Rheocasting

Spezielles Gießverfahren, bei dem Aluminium nicht wie bei konventionellen Gießverfahren im vollständig flüssigen, sondern im halbfesten bzw. halbflüssigem (Semi-Solid Process) Zustand verarbeitet wird (Bild 1,  Salzburger Aluminium Group).

Das dem Rheoprozess zugrunde liegende Prinzip, die Thixotropie von Leichtmetallschmelzen, wurde in den 1970er Jahren am Massachusetts Institute of Technology entdeckt.

Im Gegensatz zum konventionellen Druckgießen, bei denen dendritisch erstarrte α-Aluminium Körner charakteristisch für die Mikrostruktur sind, bilden sich beim Rheocasting durch eine vorgeschaltete kontrollierte Abkühlung der Schmelze und einer Rührbewegung (Bild 2) runde Körner sog. Globuliten (Bild 3). Diese begünstigen die Fließfähigkeit bei der Formfüllung sowie die Nachspeisung während der Erstarrung. Da die zu verarbeitende Aluminiumschmelze schon vor der Formfüllung zu einem guten Teil erstarrt ist, können Erstarrungslunker und Verzug minimiert werden. Die hohe Viskosität der Schmelze verhindert zudem Turbulenzen und damit Gaseinschlüsse, die als Poren bei konventionellen Gießverfahren den größten und schädlichsten Anteil an Gussfehlern ausmachen.

Durch die guten Formfüll- sowie Erstarrungseigenschaften können sowohl dünnwandige als auch dickwandige Strukturen in einem Bauteil realisiert werden, d. h. das Material muss nur dort verwendet werden wo es für die Funktionalität des Bauteils wichtig ist. Zusammen mit den guten mechanischen Eigenschaften kann so ein erhebliches Leichtbaupotential realisiert werden (Bild 4, Salzburger Aluminium Group).

Die Verarbeitung der teilflüssigen Schmelze erfolgt in einer Kaltkammerdruckgussmaschine, die ein hohes Ausbringen und damit wirtschaftliche Effizienz ermöglicht. Verarbeitet werden vorwiegend konventionelle untereutektische Aluminiumlegierungen der AlSiMg Gruppe.

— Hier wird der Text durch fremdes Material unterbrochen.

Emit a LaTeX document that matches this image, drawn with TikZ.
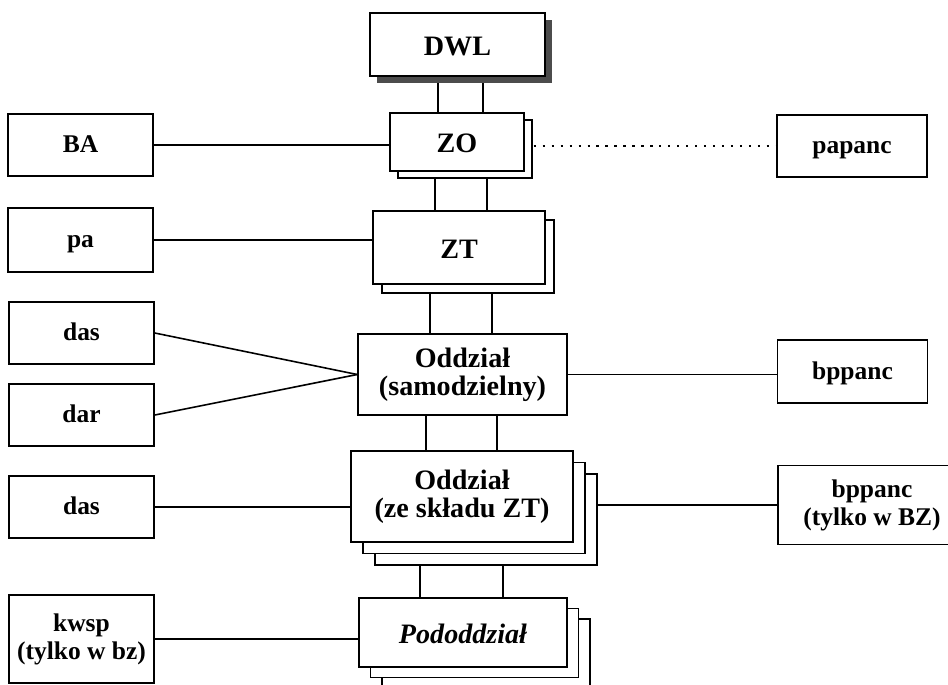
\documentclass[tikz,border=0pt]{standalone}
\usepackage{fontspec}
\setmainfont{Liberation Serif}
\usepackage{tikz}
\usetikzlibrary{shadows}
\usetikzlibrary{backgrounds}

\tikzset{
    box/.style={draw, black, fill=white, line width=0.9pt, inner sep=0pt, align=center,
        font=\bfseries\fontsize{14.5}{16}\selectfont},
    unit/.style={box, font=\bfseries\fontsize{16}{16}\selectfont},
    lone/.style={text height=10pt, text depth=1pt},
    loneunit/.style={text height=12pt, text depth=0pt},
    link/.style={line width=0.9pt},
}

\begin{document}
\begin{tikzpicture}[x=0.02cm, y=-0.02cm]
        \useasboundingbox (0,0) rectangle (948,684);
        \clip (0,0) rectangle (948,684);
        %middle part
        \node[unit, loneunit, minimum width=3.5cm, minimum height=1.26cm,
            drop shadow={shadow xshift=0.14cm, shadow yshift=-0.14cm, fill=black!70, opacity=1}]
            (dwl) at (457.5,44.5){DWL};
        \node[unit, loneunit, minimum width=2.68cm, minimum height=1.16cm,
            copy shadow={shadow xshift=0.16cm, shadow yshift=-0.14cm, draw, fill=white}]
            (zo) at (457,142){ZO};
        \node[unit, loneunit, minimum width=3.44cm, minimum height=1.46cm,
            copy shadow={shadow xshift=0.18cm, shadow yshift=-0.18cm, draw, fill=white}]
            (zt) at (459,247.5){ZT};
        \node[unit, minimum width=4.18cm, minimum height=1.62cm]
            (samodz) at (462.5,374.5){Oddział\\(samodzielny)};
        \node[unit, minimum width=4.44cm, minimum height=1.82cm,
            copy shadow={shadow xshift=0.48cm, shadow yshift=-0.46cm, draw, fill=white},
            copy shadow={shadow xshift=0.24cm, shadow yshift=-0.23cm, draw, fill=white}]
            (sklad) at (462,496.5){Oddział\\(ze składu ZT)};
        \node[unit, loneunit, minimum width=4.16cm, minimum height=1.38cm,
            copy shadow={shadow xshift=0.46cm, shadow yshift=-0.42cm, draw, fill=white},
            copy shadow={shadow xshift=0.23cm, shadow yshift=-0.21cm, draw, fill=white},
            font=\bfseries\itshape\fontsize{16}{16}\selectfont]
            (pododz) at (463,632.5){Pododdział};
        %left part
        \node[box, lone, minimum width=2.9cm, minimum height=1.24cm] (ba) at (80.5,145){BA};
        \node[box, lone, minimum width=2.9cm, minimum height=1.28cm] (pa) at (80.5,240){pa};
        \node[box, lone, minimum width=2.9cm, minimum height=1.24cm] (das1) at (81.5,333){das};
        \node[box, lone, minimum width=2.9cm, minimum height=1.24cm] (dar) at (81.5,415){dar};
        \node[box, lone, minimum width=2.9cm, minimum height=1.24cm] (das2) at (81.5,507){das};
        \node[box, minimum width=2.9cm, minimum height=1.76cm] (kwsp) at (81.5,639){kwsp\\(tylko w bz)};
        %right part
        \node[box, lone, minimum width=3.0cm, minimum height=1.24cm] (papanc) at (852,146){papanc};
        \node[box, lone, minimum width=3.0cm, minimum height=1.26cm] (bppanc) at (852.5,371.5){bppanc};
        \node[box, minimum width=3.76cm, minimum height=1.58cm] (bppancbz) at (872,505){bppanc\\(tylko w BZ)};
        %links
        \begin{scope}[on background layer]
        \draw[link] (dwl.south -| 438,0) -- (zo.north -| 438,0);
        \draw[link] (dwl.south -| 483,0) -- (zo.north -| 483,0);
        \draw[link] (zo.south -| 435,0) -- (zt.north -| 435,0);
        \draw[link] (zo.south -| 487,0) -- (zt.north -| 487,0);
        \draw[link] (zt.south -| 430,0) -- (samodz.north -| 430,0);
        \draw[link] (zt.south -| 492,0) -- (samodz.north -| 492,0);
        \draw[link] (samodz.south -| 426,0) -- (sklad.north -| 426,0);
        \draw[link] (samodz.south -| 497,0) -- (sklad.north -| 497,0);
        \draw[link] (sklad.south -| 420,0) -- (pododz.north -| 420,0);
        \draw[link] (sklad.south -| 503,0) -- (pododz.north -| 503,0);
        \draw[link] (ba.east) -- (ba.east -| zo.west);
        \draw[link] (pa.east) -- (pa.east -| zt.west);
        \draw[link] (das1.east) -- (samodz.west);
        \draw[link] (dar.east) -- (samodz.west);
        \draw[link] (das2.east) -- (das2.east -| sklad.west);
        \draw[link] (kwsp.east) -- (kwsp.east -| pododz.west);
        \draw[link, dash pattern=on 1.3pt off 3.8pt] (zo.east |- papanc.west) -- (papanc.west);
        \draw[link] (samodz.east) -- (samodz.east -| bppanc.west);
        \draw[link] (bppancbz.west) -- (bppancbz.west -| sklad.east);
        \end{scope}
    \end{tikzpicture}
\end{document}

Durch den geringen Porenvolumenanteil kann Blasenbildung bei einem nachgeschalteten Lösungsglühprozess verhindert werden. Dadurch sind die Teile im Gegensatz zu konventionellem Druckguss T6 wärmebehandelbar.

Die technologischen Vorteile, die aus der mittels Rheocasting verbesserten Gussqualität abgeleitet werden können sind in erster Linie die deutlich besseren  mechanischen Eigenschaften (Festigkeit und Bruchdehnung). Die erzielbaren mechanischen Kennwerte reichen damit an Eisenguss oder Aluminiumschmiedeteile heran. Im Vergleich zu Eisenguss ergibt sich ein erhebliches Leichtbaupotential, das annähernd dem Dichtevorteil von Aluminium, also mehr als 60 % Gewichtsersparnis, entspricht.

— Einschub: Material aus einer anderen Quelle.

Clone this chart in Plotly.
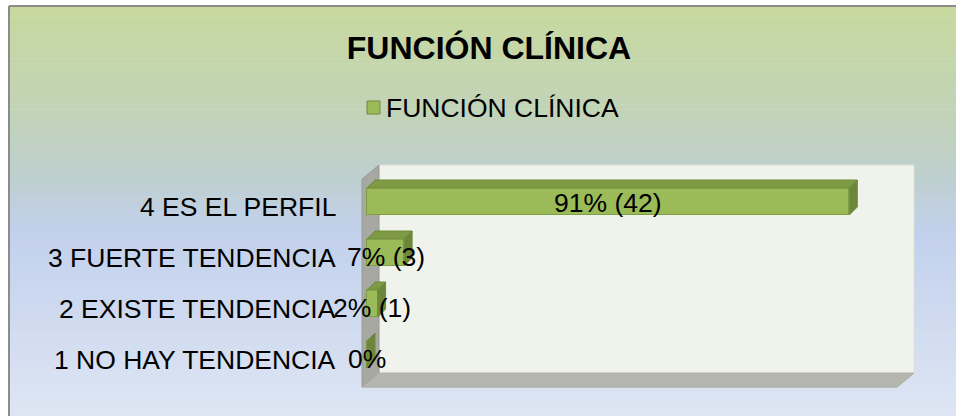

Im Vergleich zu Aluminiumschmiedeteilen kann Rheocasting als kostengünstige Alternative für sicherheitsrelevante Fahrwerksteile eingesetzt werden (Bild 5. Salzburger Aluminium Group).

Durch den geringen Verzug und die gute Oberflächenqualität beim Rheocasting können enge Toleranzen auch ohne nachgeschaltete mechanische Bearbeitung eingehalten werden.

Neben den vorteilhaften mechanischen Eigenschaften und der guten Maßhaltigkeit wirkt sich die verbesserte Gussqualität beim Rheocasting und dabei vor allem der geringe Porenanteil positiv auf die Dichtheit und Schweißbarkeit von Gussbauteilen aus.

Somit können dünnwandige Helium-druckdicht schweißbare Gussbauteile für Druckbehälter von Luftfederfahrwerken gefertigt werden (Bild 6, Salzburger Aluminium Group). Dieselbe Anwendung ist auch für Batteriewannen, Klimakompressoren und Wärmetauscher denkbar. Thermisch beanspruchte Bauteile profitieren außerdem von der beim Rheocasting im Vergleich zum Druckguss, höheren Wärmeleitfähigkeit.

Neben dem Leichtbaupotential durch Rheocasting, das sich positiv auf die CO2-Bilanz der betreffenden Bauteile im Gebrauch auswirkt, ist ein weiterer Aspekt die gute Recyclingfähigkeit des Prozesses, die die Nachhaltigkeit unterstreicht. Der Einsatz von Sekundäraluminium, welches beim Rheocasting-Prozess wieder eingeschmolzen werden kann, benötigt nur etwa 5 % der Energiemenge, die für die Erzeugung von primär hergestelltem Aluminium notwendig ist. Durch  entsprechende Schmelzebehandlung kann dieses Einsatzmaterial ohne Einbußen hinsichtlich Gussqualität zu hochbeanspruchten Bauteilen weiterverarbeitet werden.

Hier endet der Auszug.